Why is gembone different colors? Color comes from the minerals that were dissolved in the groundwater during permineralization. Red gembone gets its color from iron oxide (hematite). Blue gembone gets its color from copper or chromium trace minerals and is significantly rarer. Black matrix is from manganese oxide. The colors are not added, dyed, or enhanced — they're the mineralogical record of the groundwater chemistry at that site millions of years ago.

Is gembone durable enough for a wedding ring? Yes. Gembone is 6.5–7 on the Mohs hardness scale, roughly as hard as quartz — harder than opal, lapis, mother of pearl, or most organic materials used in jewelry. It won't scratch under normal wear.
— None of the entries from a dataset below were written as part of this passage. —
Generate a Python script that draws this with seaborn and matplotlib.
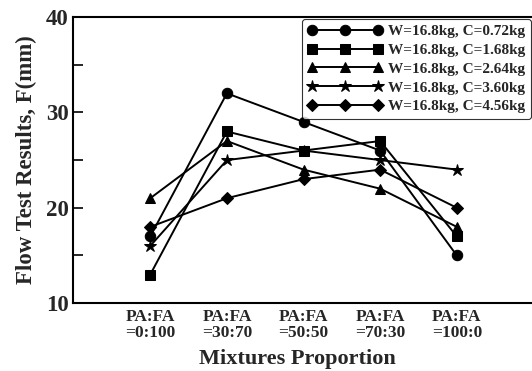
import numpy as np
import pandas as pd
import seaborn as sns
import matplotlib.pyplot as plt
from matplotlib.ticker import MultipleLocator

# 数据
mixtures = ["PA:FA\n=0:100", "PA:FA\n=30:70", "PA:FA\n=50:50", "PA:FA\n=70:30", "PA:FA\n=100:0"]
series_names = ["W=16.8kg, C=0.72kg", "W=16.8kg, C=1.68kg", "W=16.8kg, C=2.64kg",
                "W=16.8kg, C=3.60kg", "W=16.8kg, C=4.56kg"]
c072 = [17, 32, 29, 26, 15]
c168 = [13, 28, 26, 27, 17]
c264 = [21, 27, 24, 22, 18]
c360 = [16, 25, 26, 25, 24]
c456 = [18, 21, 23, 24, 20]
all_values = [c072, c168, c264, c360, c456]
markers = ["o", "s", "^", "*", "D"]
msizes = [7.5, 7.5, 7.5, 9, 6.5]

rows = []
for name, vals in zip(series_names, all_values):
    for i, v in enumerate(vals):
        rows.append({"series": name, "pos": i, "F": v})
df = pd.DataFrame(rows)

sns.set_theme(style="white")
plt.rcParams['font.family'] = ['Liberation Serif', 'DejaVu Serif']
plt.rcParams['font.weight'] = 'bold'

fig = plt.figure(figsize=(5.32, 3.71), dpi=100)
ax = fig.add_axes([0.137, 0.183, 0.88, 0.771])

for name, m, ms in zip(series_names, markers, msizes):
    sub = df[df.series == name]
    sns.lineplot(data=sub, x="pos", y="F", ax=ax, color="black", marker=m,
                 markersize=ms, markeredgecolor="black", linewidth=1.4, label=name)

ax.set_xlim(-1.01, 5.1)
ax.set_ylim(10, 40)
ax.set_xticks(range(len(mixtures)))
ax.set_xticklabels(mixtures, fontsize=12.5, fontweight='bold', linespacing=1.02)
ax.set_yticks([10, 20, 30, 40])
ax.set_yticklabels(["10", "20", "30", "40"], fontsize=16.5, fontweight='bold')
ax.yaxis.set_minor_locator(MultipleLocator(5))
ax.tick_params(axis='x', direction='in', length=10, width=1.4, pad=4)
ax.tick_params(axis='y', which='both', direction='in', length=7, width=1.4, pad=3, left=True)
ax.tick_params(axis='y', which='minor', direction='in', length=7, width=1.4, left=True)

for s in ["left", "bottom", "top"]:
    ax.spines[s].set_color("black")
    ax.spines[s].set_linewidth(1.5)
ax.spines["right"].set_visible(False)

ax.set_xlabel("Mixtures Proportion", fontsize=16, fontweight='bold')
ax.xaxis.label.set_va('center')
ax.xaxis.set_label_coords(0.48, -0.196)
ax.set_ylabel("Flow Test Results, F(mm)", fontsize=16.5, fontweight='bold', labelpad=6)

leg = ax.legend(loc="upper right", bbox_to_anchor=(0.998, 0.948), bbox_transform=fig.transFigure,
                borderaxespad=0, numpoints=3, prop={'size': 11, 'weight': 'bold'},
                handlelength=4.9, handletextpad=0.4, labelspacing=0.33, borderpad=0.35,
                frameon=True, fancybox=True, edgecolor="black")
leg.get_frame().set_linewidth(0.8)

plt.savefig("out.png", dpi=100)
plt.close()
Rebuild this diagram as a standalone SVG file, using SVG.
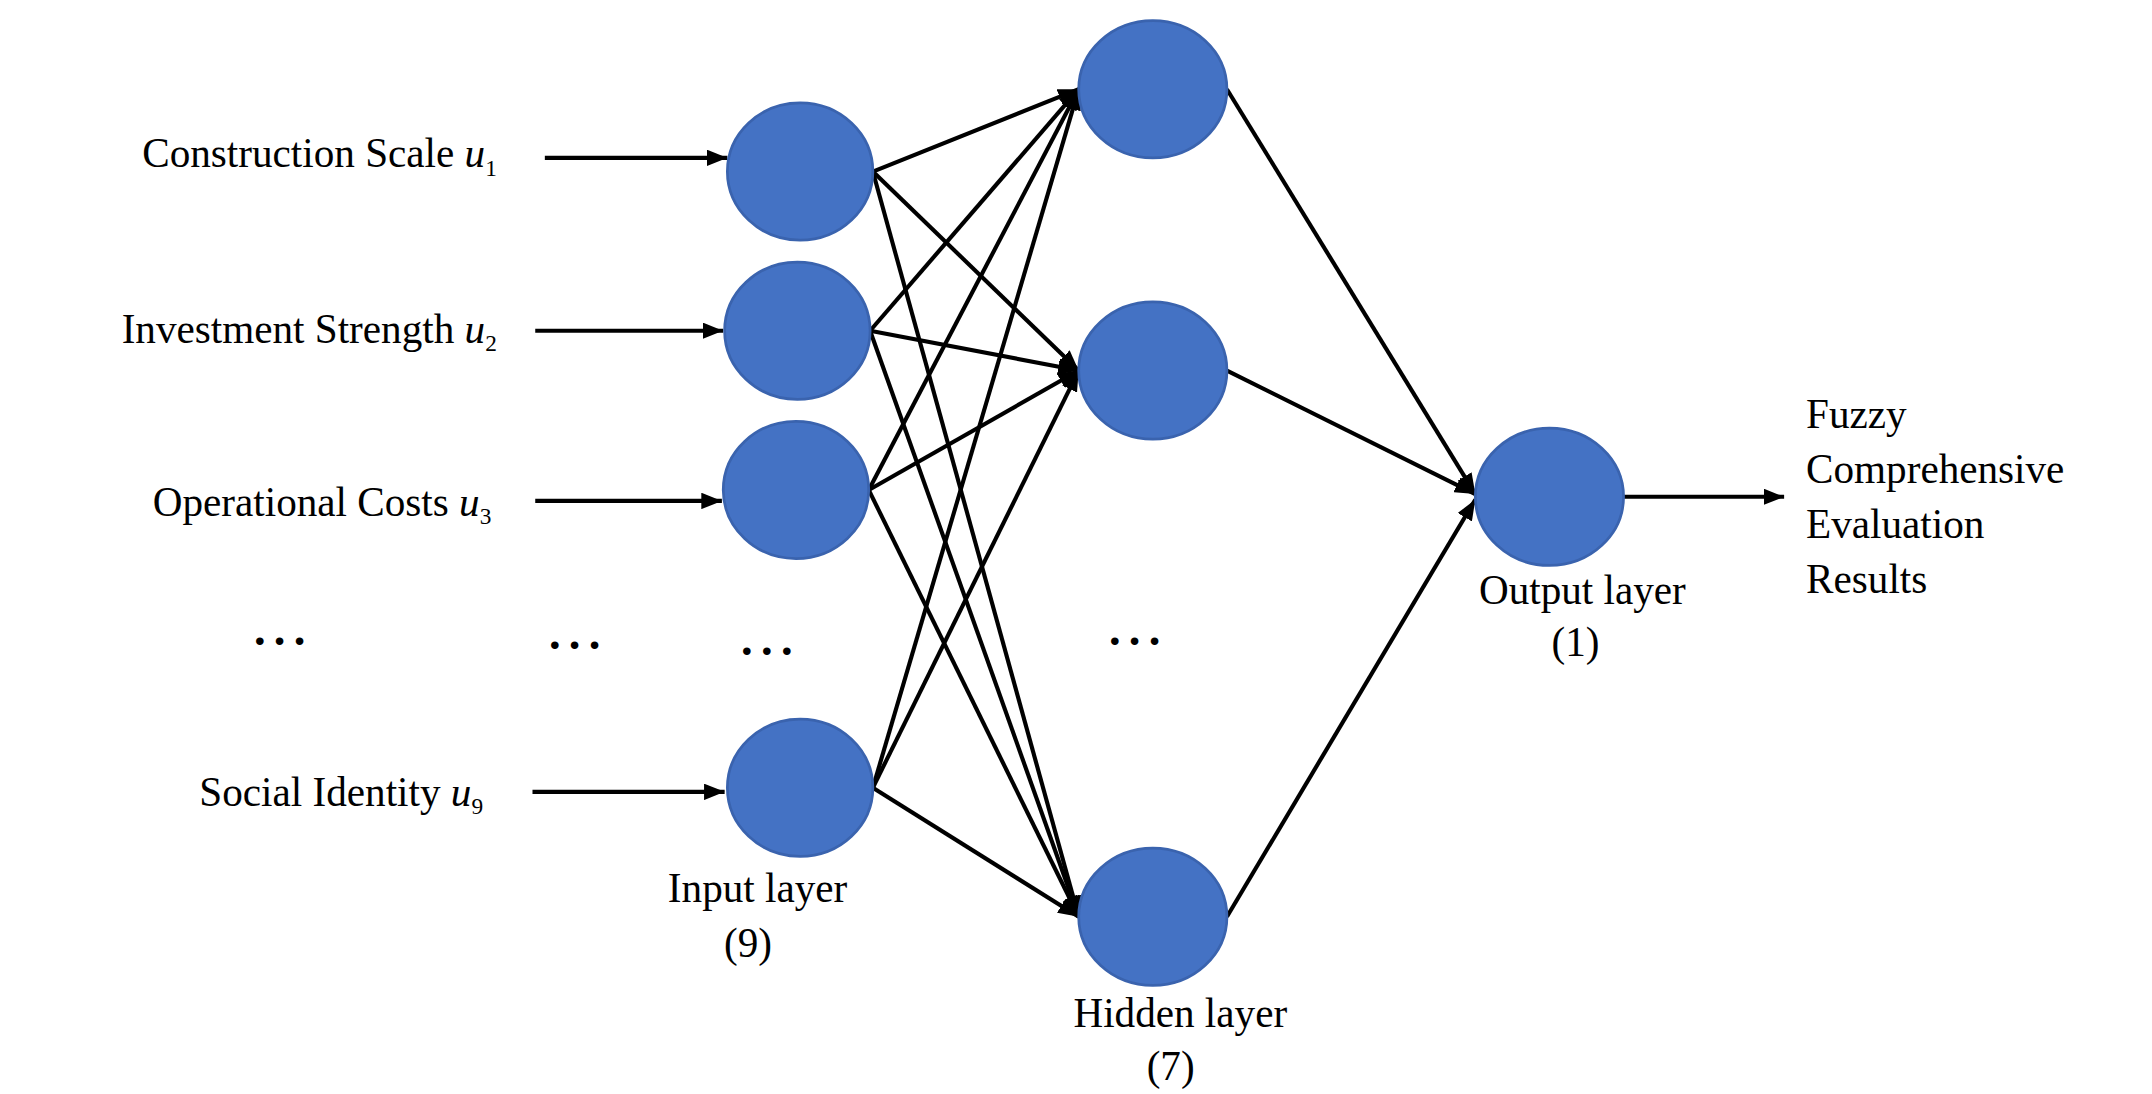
<svg xmlns="http://www.w3.org/2000/svg" width="2152" height="1094" viewBox="0 0 2152 1094">
<style>
.n{fill:#4472C4;stroke:#3A63AE;stroke-width:2}
.e{stroke:#000;stroke-width:3;fill:none;marker-end:url(#ah)}
.t{font-family:"Liberation Serif","DejaVu Serif",serif;font-size:30px;fill:#000}
.d{font-family:"Liberation Serif",serif;font-size:34px;font-weight:bold;fill:#000;letter-spacing:6px}
</style>
<defs><marker id="ah" markerWidth="5" markerHeight="4" refX="5" refY="2" orient="auto" markerUnits="strokeWidth"><path d="M0,0 L5,2 L0,4 Z" fill="#000"/></marker></defs>
<rect width="2152" height="1094" fill="#fff"/>
<g transform="scale(1.3724)">
<g id="connectors">
<line class="e" x1="397" y1="115" x2="530" y2="115"/>
<line class="e" x1="390" y1="241" x2="527" y2="241"/>
<line class="e" x1="390" y1="365" x2="526" y2="365"/>
<line class="e" x1="388" y1="577" x2="528" y2="577"/>
<line class="e" x1="636" y1="125" x2="786" y2="65"/>
<line class="e" x1="636" y1="125" x2="786" y2="270"/>
<line class="e" x1="636" y1="125" x2="786" y2="668"/>
<line class="e" x1="634" y1="241" x2="786" y2="65"/>
<line class="e" x1="634" y1="241" x2="786" y2="270"/>
<line class="e" x1="634" y1="241" x2="786" y2="668"/>
<line class="e" x1="633" y1="357" x2="786" y2="65"/>
<line class="e" x1="633" y1="357" x2="786" y2="270"/>
<line class="e" x1="633" y1="357" x2="786" y2="668"/>
<line class="e" x1="636" y1="574" x2="786" y2="65"/>
<line class="e" x1="636" y1="574" x2="786" y2="270"/>
<line class="e" x1="636" y1="574" x2="786" y2="668"/>
<line class="e" x1="894" y1="65" x2="1075" y2="360"/>
<line class="e" x1="894" y1="270" x2="1075" y2="360"/>
<line class="e" x1="894" y1="668" x2="1075" y2="364"/>
<line class="e" x1="1183" y1="362" x2="1300" y2="362"/>
</g>
<g id="input1"><ellipse class="n" cx="583" cy="125" rx="53" ry="50"/></g>
<g id="input2"><ellipse class="n" cx="581" cy="241" rx="53" ry="50"/></g>
<g id="input3"><ellipse class="n" cx="580" cy="357" rx="53" ry="50"/></g>
<g id="input9"><ellipse class="n" cx="583" cy="574" rx="53" ry="50"/></g>
<g id="hidden1"><ellipse class="n" cx="840" cy="65" rx="54" ry="50"/></g>
<g id="hidden2"><ellipse class="n" cx="840" cy="270" rx="54" ry="50"/></g>
<g id="hidden7"><ellipse class="n" cx="840" cy="668" rx="54" ry="50"/></g>
<g id="output"><ellipse class="n" cx="1129" cy="362" rx="54" ry="50"/></g>
<g id="labels">
<text class="t" x="362" y="122" text-anchor="end">Construction Scale <tspan font-style="italic">u</tspan><tspan font-size="17" dy="6">1</tspan></text>
<text class="t" x="362" y="250" text-anchor="end">Investment Strength <tspan font-style="italic">u</tspan><tspan font-size="17" dy="6">2</tspan></text>
<text class="t" x="358" y="376" text-anchor="end">Operational Costs <tspan font-style="italic">u</tspan><tspan font-size="17" dy="6">3</tspan></text>
<text class="t" x="352" y="587" text-anchor="end">Social Identity <tspan font-style="italic">u</tspan><tspan font-size="17" dy="6">9</tspan></text>
<text class="d" x="185" y="470">...</text>
<text class="d" x="400" y="473">...</text>
<text class="d" x="540" y="477">...</text>
<text class="d" x="808" y="470">...</text>
<text class="t" x="552" y="657" text-anchor="middle">Input layer</text>
<text class="t" x="545" y="697" text-anchor="middle">(9)</text>
<text class="t" x="860" y="748" text-anchor="middle">Hidden layer</text>
<text class="t" x="853" y="787" text-anchor="middle">(7)</text>
<text class="t" x="1153" y="440" text-anchor="middle">Output layer</text>
<text class="t" x="1148" y="478" text-anchor="middle">(1)</text>
<text class="t" x="1316" y="312">Fuzzy</text>
<text class="t" x="1316" y="352">Comprehensive</text>
<text class="t" x="1316" y="392">Evaluation</text>
<text class="t" x="1316" y="432">Results</text>
</g>
</g>
</svg>
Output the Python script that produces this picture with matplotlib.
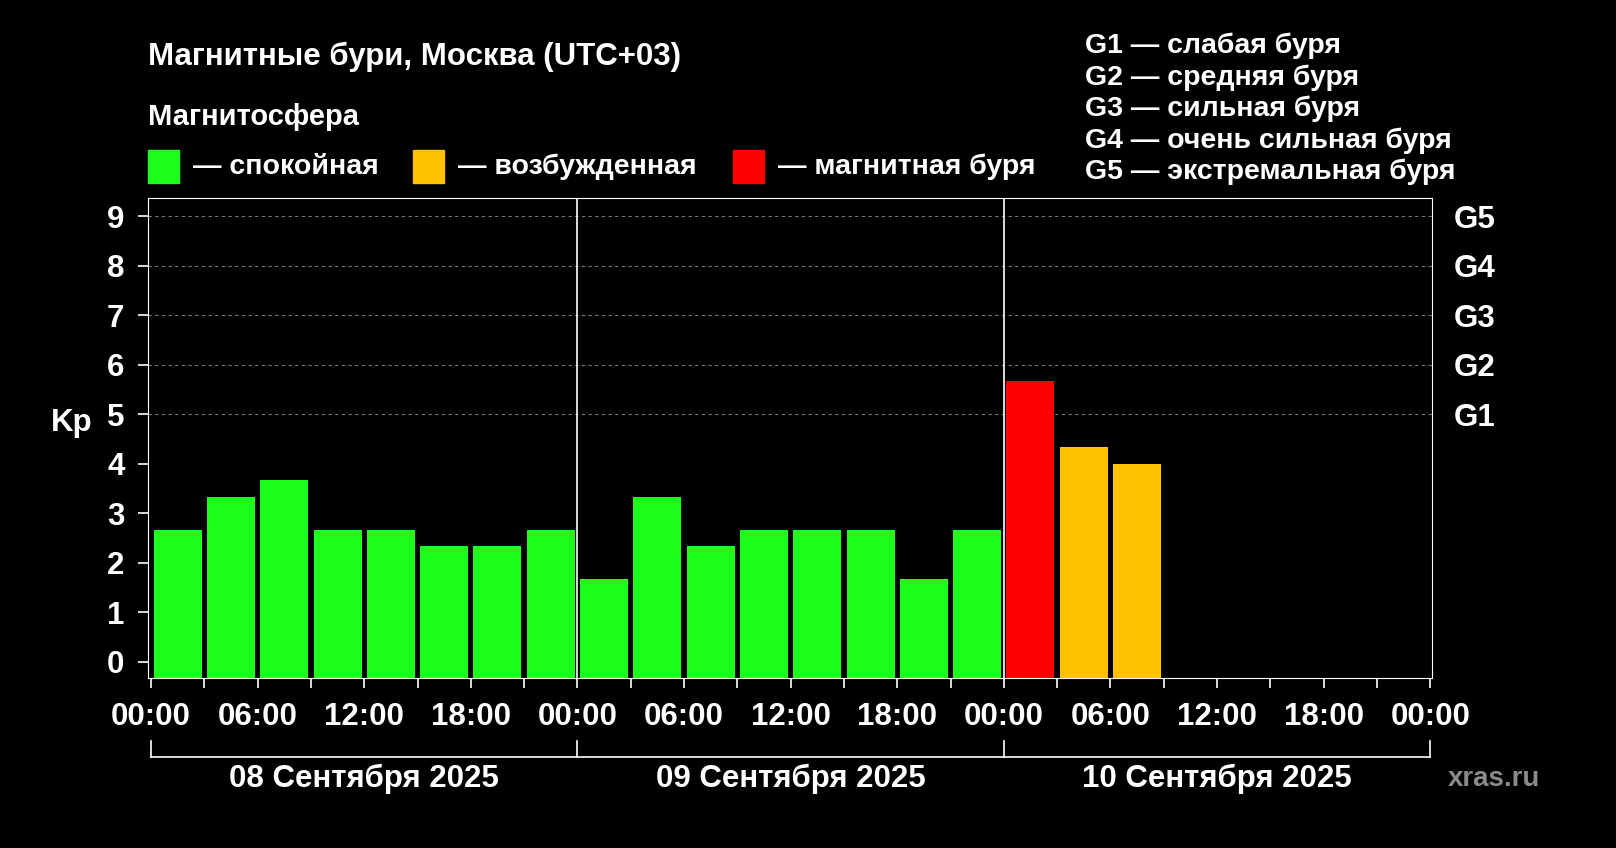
import matplotlib
matplotlib.use("Agg")
import matplotlib.pyplot as plt
from matplotlib.patches import Rectangle

plt.rcParams["font.family"] = ["Liberation Sans", "DejaVu Sans"]
plt.rcParams["font.weight"] = "bold"

kp = [2.67, 3.33, 3.67, 2.67, 2.67, 2.33, 2.33, 2.67,
      1.67, 3.33, 2.33, 2.67, 2.67, 2.67, 1.67, 2.67,
      5.67, 4.33, 4.0]
days = ["08 Сентября 2025", "09 Сентября 2025", "10 Сентября 2025"]
hour_labels = ["00:00", "06:00", "12:00", "18:00"] * 3 + ["00:00"]
storm_levels = [5, 6, 7, 8, 9]
storm_labels = ["G1", "G2", "G3", "G4", "G5"]
legend_right = ["G1 — слабая буря", "G2 — средняя буря", "G3 — сильная буря",
                "G4 — очень сильная буря", "G5 — экстремальная буря"]

GREEN, ORANGE, RED = "#1cff1c", "#ffc000", "#ff0000"
BASE = -0.33


def colour(v):
    if v >= 5:
        return RED
    if v >= 4:
        return ORANGE
    return GREEN


W, H = 1616, 848
fig = plt.figure(figsize=(W / 100, H / 100), dpi=100, facecolor="black")
ax = fig.add_axes([148 / W, 1 - 678 / H, (1432 - 148) / W, (678 - 198) / H], facecolor="black")

x = [1.5 + 3 * i for i in range(len(kp))]
ax.bar(x, [v - BASE for v in kp], width=2.7, bottom=BASE, color=[colour(v) for v in kp])
ax.set_xlim(-0.17, 72.1)
ax.set_ylim(BASE, 9.37)

for lv in storm_levels:
    ax.axhline(lv, color="#777777", linestyle=(0, (3, 3)), linewidth=0.8, zorder=0)
for d in (24, 48):
    ax.axvline(d, color="white", linewidth=1.2)

for s in ax.spines.values():
    s.set_color("white")
ax.set_xticks(range(0, 73, 6))
ax.set_xticklabels(hour_labels)
ax.set_xticks(range(0, 73, 3), minor=True)
ax.set_yticks(range(10))
ax.tick_params(colors="white", labelsize=22.5, length=7, width=1.2, direction="out", pad=10)
ax.tick_params(axis="x", which="minor", colors="white", length=7, width=1.2)
ax.tick_params(axis="y", right=True)
ax.set_ylabel("Kp", color="white", fontsize=22.5, rotation=0, labelpad=25, weight="bold")

ax2 = ax.twinx()
ax2.set_ylim(ax.get_ylim())
ax2.set_yticks(storm_levels)
ax2.set_yticklabels(storm_labels)
ax2.tick_params(colors="white", labelsize=22.5, length=0, pad=16)
for s in ax2.spines.values():
    s.set_visible(False)


# day bracket under the axis
def fx(h):
    return (151 + h * (1430 - 151) / 72) / W


def fy(py):
    return 1 - py / H


fig.add_artist(plt.Line2D([fx(0), fx(72)], [fy(757), fy(757)], color="white", lw=1.2))
for h in (0, 24, 48, 72):
    fig.add_artist(plt.Line2D([fx(h), fx(h)], [fy(757), fy(741)], color="white", lw=1.2))
for i, d in enumerate(days):
    fig.text(fx(12 + 24 * i), fy(779), d, color="white", fontsize=22.5, ha="center", va="center")
fig.text(1448 / W, fy(779), "xras.ru", color="#8a8a8a", fontsize=20, ha="left", va="center")

fig.text(148 / W, fy(57), "Магнитные бури, Москва (UTC+03)", color="white", fontsize=22.5, va="center")
fig.text(148 / W, fy(117), "Магнитосфера", color="white", fontsize=21, va="center")
for px, c, t in [(148, GREEN, "— спокойная"), (413, ORANGE, "— возбужденная"), (733, RED, "— магнитная буря")]:
    fig.add_artist(Rectangle((px / W, fy(183)), 31 / W, 33 / H, color=c, transform=fig.transFigure))
    fig.text((px + 45) / W, fy(167), t, color="white", fontsize=20.5, va="center")
for i, t in enumerate(legend_right):
    fig.text(1085 / W, fy(46 + 31.5 * i), t, color="white", fontsize=20.5, va="center")

fig.savefig("out.png", dpi=100, facecolor="black")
Like all silicate stones, it can chip under sharp impact, but in the Aydins construction the inlay is recessed flush into a gold channel that protects the edges, and any damage is covered under the lifetime manufacturing warranty.

How do I care for a gembone wedding ring? Clean with warm water, mild soap, and a soft toothbrush, then dry with a lint-free cloth. Avoid ultrasonic cleaners and steam cleaners — the vibration and heat can weaken the resin stabilizer around the gembone. Avoid extended exposure to harsh chemicals (acetone, bleach) or chlorinated pools. The gembone itself is essentially indestructible; the care routine exists to protect the resin and the surrounding gold.

What's the difference between red and blue dinosaur bone? The color source and rarity. Red gembone gets its scarlet-to-burgundy color from iron oxide in the permineralizing groundwater and is the more common variant. Blue gembone gets its deep blue-to-teal color from copper or chromium trace minerals and is significantly rarer — blue mineralogy conditions only occurred in specific geographic pockets. Blue gembone typically commands a premium. Visually, red reads warmer and more earthy; blue reads cooler and more precious.